To do: Reproduce exactly only the lines from the line that holds "What React, TypeScript" to the line that holds "const num160: [number, number][]", inclusive, in the listing below, and please leave out every picture.

Material shown:
──────────────────────────────
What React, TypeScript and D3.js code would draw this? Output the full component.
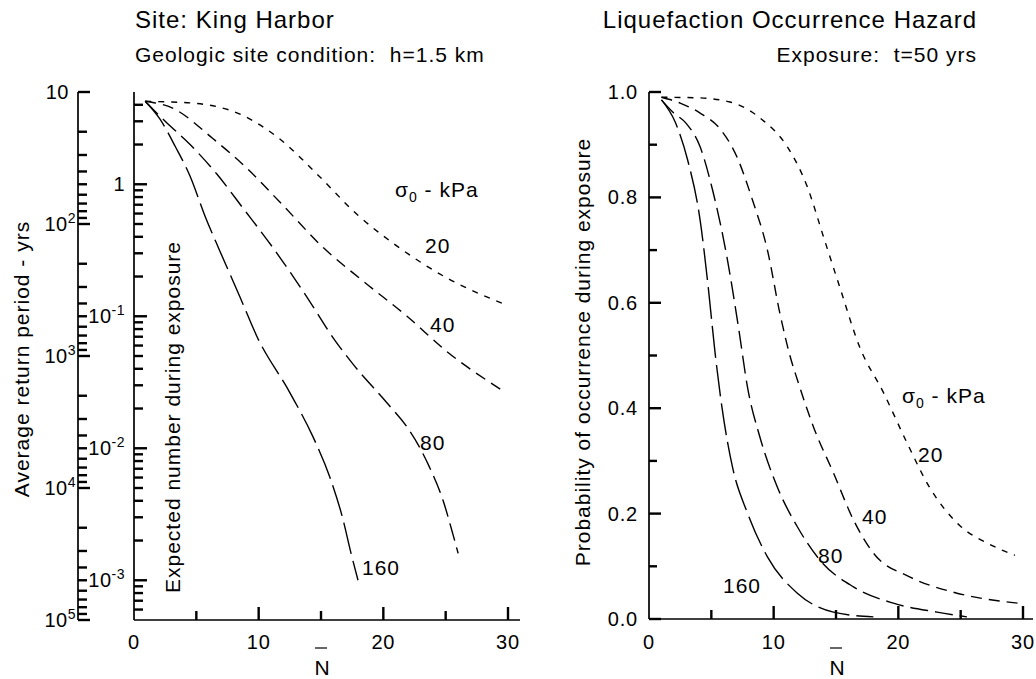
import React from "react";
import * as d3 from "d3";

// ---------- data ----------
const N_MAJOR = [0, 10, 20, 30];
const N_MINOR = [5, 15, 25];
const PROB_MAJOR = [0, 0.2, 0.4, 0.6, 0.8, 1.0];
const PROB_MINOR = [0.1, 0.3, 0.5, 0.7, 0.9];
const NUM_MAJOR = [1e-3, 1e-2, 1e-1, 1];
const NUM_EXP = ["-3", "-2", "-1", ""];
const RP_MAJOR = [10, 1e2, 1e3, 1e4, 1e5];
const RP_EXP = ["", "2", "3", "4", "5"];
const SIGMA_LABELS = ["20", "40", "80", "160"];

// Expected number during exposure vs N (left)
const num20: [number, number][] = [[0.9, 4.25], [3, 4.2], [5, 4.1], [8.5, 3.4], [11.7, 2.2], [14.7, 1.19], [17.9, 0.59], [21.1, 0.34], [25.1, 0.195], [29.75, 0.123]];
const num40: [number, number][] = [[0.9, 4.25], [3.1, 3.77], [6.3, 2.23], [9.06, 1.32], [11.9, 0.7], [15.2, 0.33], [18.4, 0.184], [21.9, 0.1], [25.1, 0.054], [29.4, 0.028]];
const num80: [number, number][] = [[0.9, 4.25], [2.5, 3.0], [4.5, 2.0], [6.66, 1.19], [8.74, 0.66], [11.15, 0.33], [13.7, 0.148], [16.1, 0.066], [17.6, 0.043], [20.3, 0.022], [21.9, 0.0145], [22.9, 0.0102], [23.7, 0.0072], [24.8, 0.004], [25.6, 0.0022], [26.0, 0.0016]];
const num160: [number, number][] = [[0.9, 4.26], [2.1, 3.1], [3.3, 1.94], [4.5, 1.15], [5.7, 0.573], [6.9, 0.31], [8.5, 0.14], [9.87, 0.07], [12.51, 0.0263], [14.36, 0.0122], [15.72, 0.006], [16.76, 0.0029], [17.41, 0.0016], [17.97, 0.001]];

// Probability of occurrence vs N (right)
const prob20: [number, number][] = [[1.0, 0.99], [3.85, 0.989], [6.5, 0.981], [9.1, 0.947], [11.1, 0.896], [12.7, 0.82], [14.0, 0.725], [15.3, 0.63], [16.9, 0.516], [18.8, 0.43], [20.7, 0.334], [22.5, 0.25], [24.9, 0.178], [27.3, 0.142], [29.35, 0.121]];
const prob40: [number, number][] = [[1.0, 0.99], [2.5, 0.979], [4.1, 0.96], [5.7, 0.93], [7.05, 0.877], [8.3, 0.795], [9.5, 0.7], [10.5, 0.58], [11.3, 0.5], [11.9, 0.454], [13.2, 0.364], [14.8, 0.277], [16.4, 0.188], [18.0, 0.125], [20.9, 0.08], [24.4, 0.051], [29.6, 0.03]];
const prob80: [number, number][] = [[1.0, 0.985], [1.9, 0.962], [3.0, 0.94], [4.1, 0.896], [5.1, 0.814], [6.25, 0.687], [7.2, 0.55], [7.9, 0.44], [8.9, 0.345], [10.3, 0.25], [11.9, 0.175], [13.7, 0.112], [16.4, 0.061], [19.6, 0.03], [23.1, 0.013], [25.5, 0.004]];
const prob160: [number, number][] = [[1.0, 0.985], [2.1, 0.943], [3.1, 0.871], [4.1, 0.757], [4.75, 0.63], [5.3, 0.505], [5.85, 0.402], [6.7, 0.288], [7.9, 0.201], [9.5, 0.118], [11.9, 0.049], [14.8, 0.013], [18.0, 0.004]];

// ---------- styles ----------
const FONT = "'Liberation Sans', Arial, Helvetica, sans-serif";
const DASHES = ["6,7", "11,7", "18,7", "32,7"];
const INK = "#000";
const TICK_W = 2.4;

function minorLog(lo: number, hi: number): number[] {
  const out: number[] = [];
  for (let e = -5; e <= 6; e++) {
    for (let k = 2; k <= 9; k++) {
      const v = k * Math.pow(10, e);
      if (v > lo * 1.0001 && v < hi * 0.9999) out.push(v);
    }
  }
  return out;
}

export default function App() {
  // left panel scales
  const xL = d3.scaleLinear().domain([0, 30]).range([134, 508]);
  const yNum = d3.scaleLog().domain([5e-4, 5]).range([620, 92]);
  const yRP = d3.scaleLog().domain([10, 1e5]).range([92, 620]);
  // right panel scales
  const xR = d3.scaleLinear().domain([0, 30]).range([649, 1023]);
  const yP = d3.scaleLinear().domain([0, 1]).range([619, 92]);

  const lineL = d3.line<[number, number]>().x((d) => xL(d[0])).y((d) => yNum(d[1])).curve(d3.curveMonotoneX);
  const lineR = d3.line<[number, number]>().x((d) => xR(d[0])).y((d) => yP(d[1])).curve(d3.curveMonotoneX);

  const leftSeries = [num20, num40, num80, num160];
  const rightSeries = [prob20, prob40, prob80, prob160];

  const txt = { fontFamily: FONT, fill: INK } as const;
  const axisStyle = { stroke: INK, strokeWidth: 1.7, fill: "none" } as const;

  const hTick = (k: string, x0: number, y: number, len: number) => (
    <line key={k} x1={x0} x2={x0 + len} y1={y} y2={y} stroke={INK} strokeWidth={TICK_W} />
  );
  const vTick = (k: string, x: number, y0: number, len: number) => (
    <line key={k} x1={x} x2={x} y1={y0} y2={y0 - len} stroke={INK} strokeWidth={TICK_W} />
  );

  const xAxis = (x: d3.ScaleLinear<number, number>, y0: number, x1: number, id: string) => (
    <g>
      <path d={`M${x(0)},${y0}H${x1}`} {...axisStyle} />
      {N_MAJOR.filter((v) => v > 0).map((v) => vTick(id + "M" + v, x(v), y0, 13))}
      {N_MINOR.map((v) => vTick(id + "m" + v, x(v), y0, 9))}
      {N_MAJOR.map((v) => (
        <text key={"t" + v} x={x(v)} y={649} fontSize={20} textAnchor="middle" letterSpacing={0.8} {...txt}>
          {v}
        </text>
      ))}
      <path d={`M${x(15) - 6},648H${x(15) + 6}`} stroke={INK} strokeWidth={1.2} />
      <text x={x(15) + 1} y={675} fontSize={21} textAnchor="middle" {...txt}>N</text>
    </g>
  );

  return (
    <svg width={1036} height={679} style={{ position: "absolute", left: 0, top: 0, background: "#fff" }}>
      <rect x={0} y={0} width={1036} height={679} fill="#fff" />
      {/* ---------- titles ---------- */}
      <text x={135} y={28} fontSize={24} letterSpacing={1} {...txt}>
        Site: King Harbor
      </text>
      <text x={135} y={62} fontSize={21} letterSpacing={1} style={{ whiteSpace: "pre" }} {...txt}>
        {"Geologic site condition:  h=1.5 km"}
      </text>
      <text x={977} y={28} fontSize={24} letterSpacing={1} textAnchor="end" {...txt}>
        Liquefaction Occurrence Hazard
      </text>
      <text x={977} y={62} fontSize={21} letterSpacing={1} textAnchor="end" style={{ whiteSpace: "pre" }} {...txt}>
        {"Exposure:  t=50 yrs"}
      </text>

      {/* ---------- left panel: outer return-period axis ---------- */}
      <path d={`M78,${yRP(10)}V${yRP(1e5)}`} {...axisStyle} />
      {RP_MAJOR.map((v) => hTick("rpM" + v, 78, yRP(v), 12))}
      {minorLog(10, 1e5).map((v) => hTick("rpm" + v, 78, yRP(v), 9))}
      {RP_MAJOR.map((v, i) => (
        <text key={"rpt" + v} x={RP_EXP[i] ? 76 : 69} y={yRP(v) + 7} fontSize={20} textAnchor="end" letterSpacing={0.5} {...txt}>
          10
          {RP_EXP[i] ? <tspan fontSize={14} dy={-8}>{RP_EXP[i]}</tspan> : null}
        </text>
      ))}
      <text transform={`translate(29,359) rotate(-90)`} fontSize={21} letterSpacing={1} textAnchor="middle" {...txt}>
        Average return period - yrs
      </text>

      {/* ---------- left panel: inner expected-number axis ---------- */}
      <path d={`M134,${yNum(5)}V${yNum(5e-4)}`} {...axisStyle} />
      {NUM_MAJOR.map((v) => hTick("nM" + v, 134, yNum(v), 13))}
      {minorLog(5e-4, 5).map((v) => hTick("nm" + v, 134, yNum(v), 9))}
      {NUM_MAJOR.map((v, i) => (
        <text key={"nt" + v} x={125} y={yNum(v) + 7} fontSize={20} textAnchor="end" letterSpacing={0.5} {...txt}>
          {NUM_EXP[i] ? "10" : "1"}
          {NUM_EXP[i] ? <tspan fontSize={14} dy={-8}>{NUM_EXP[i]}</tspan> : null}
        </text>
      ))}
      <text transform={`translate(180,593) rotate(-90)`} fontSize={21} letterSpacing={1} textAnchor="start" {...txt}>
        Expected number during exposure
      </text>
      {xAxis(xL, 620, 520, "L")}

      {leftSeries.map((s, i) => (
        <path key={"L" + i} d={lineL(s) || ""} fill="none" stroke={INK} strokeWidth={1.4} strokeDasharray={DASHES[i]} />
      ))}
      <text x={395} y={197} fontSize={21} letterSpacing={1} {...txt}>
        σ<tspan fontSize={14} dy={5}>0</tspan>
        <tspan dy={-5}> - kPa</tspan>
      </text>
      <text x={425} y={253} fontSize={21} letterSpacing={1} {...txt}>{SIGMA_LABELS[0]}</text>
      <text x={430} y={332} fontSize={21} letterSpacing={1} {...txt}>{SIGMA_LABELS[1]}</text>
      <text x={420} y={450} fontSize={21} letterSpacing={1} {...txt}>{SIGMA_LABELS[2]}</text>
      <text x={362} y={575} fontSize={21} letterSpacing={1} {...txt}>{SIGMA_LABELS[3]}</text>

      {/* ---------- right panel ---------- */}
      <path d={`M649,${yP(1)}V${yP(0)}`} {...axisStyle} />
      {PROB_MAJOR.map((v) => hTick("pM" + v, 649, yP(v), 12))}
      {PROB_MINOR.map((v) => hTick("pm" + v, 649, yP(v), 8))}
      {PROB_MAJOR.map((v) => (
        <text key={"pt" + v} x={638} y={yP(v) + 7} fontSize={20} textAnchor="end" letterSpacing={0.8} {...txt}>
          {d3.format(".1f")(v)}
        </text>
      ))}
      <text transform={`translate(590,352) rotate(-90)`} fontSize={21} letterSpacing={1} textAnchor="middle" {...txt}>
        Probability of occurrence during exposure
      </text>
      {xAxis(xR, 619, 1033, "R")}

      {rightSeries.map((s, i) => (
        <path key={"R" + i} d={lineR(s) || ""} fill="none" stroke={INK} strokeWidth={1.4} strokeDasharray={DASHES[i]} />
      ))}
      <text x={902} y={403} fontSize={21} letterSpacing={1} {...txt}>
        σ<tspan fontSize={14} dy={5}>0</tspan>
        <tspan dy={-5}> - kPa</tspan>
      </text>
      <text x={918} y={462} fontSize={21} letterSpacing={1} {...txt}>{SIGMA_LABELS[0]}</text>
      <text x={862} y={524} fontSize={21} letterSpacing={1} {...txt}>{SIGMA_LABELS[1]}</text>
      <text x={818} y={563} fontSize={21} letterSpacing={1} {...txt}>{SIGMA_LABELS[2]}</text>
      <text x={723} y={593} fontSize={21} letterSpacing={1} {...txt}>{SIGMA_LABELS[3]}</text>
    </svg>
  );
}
──────────────────────────────
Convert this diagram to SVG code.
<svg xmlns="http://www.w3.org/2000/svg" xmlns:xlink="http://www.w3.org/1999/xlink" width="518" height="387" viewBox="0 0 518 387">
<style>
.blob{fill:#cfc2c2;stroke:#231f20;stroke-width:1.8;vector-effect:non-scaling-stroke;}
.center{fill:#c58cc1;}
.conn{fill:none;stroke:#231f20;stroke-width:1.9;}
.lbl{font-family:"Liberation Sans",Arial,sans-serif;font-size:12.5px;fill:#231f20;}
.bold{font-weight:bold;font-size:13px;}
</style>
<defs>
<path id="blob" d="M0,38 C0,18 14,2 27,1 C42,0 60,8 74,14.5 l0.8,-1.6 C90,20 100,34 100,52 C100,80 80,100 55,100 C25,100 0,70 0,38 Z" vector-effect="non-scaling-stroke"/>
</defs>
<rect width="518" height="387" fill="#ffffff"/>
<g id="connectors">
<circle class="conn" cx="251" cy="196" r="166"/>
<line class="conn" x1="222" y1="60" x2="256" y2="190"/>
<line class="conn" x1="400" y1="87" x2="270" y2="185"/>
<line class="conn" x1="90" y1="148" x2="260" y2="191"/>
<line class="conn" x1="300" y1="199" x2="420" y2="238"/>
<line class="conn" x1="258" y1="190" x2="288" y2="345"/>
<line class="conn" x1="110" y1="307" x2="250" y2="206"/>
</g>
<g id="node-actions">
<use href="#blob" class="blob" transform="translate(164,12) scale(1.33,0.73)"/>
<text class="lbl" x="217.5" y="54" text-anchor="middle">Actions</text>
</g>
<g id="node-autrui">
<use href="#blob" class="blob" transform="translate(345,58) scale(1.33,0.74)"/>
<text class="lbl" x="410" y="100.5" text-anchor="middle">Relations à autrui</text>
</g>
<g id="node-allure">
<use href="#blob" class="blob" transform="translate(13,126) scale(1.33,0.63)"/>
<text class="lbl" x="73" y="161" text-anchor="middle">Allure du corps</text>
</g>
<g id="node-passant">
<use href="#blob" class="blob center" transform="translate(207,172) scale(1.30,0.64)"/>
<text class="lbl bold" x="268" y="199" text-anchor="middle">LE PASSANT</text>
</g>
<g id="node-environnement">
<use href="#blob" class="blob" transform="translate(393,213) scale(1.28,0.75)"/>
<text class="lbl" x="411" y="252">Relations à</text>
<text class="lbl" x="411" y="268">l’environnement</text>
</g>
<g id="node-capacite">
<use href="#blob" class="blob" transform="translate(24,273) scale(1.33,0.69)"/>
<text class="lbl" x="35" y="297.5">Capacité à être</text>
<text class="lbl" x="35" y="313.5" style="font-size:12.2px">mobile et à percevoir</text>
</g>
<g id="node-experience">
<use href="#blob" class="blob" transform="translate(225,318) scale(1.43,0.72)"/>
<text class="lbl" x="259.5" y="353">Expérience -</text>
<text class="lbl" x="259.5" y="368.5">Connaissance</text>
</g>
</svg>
──────────────────────────────
Finished exercise:
What React, TypeScript and D3.js code would draw this? Output the full component.
import React from "react";
import * as d3 from "d3";

// ---------- data ----------
const N_MAJOR = [0, 10, 20, 30];
const N_MINOR = [5, 15, 25];
const PROB_MAJOR = [0, 0.2, 0.4, 0.6, 0.8, 1.0];
const PROB_MINOR = [0.1, 0.3, 0.5, 0.7, 0.9];
const NUM_MAJOR = [1e-3, 1e-2, 1e-1, 1];
const NUM_EXP = ["-3", "-2", "-1", ""];
const RP_MAJOR = [10, 1e2, 1e3, 1e4, 1e5];
const RP_EXP = ["", "2", "3", "4", "5"];
const SIGMA_LABELS = ["20", "40", "80", "160"];

// Expected number during exposure vs N (left)
const num20: [number, number][] = [[0.9, 4.25], [3, 4.2], [5, 4.1], [8.5, 3.4], [11.7, 2.2], [14.7, 1.19], [17.9, 0.59], [21.1, 0.34], [25.1, 0.195], [29.75, 0.123]];
const num40: [number, number][] = [[0.9, 4.25], [3.1, 3.77], [6.3, 2.23], [9.06, 1.32], [11.9, 0.7], [15.2, 0.33], [18.4, 0.184], [21.9, 0.1], [25.1, 0.054], [29.4, 0.028]];
const num80: [number, number][] = [[0.9, 4.25], [2.5, 3.0], [4.5, 2.0], [6.66, 1.19], [8.74, 0.66], [11.15, 0.33], [13.7, 0.148], [16.1, 0.066], [17.6, 0.043], [20.3, 0.022], [21.9, 0.0145], [22.9, 0.0102], [23.7, 0.0072], [24.8, 0.004], [25.6, 0.0022], [26.0, 0.0016]];
const num160: [number, number][] = [[0.9, 4.26], [2.1, 3.1], [3.3, 1.94], [4.5, 1.15], [5.7, 0.573], [6.9, 0.31], [8.5, 0.14], [9.87, 0.07], [12.51, 0.0263], [14.36, 0.0122], [15.72, 0.006], [16.76, 0.0029], [17.41, 0.0016], [17.97, 0.001]];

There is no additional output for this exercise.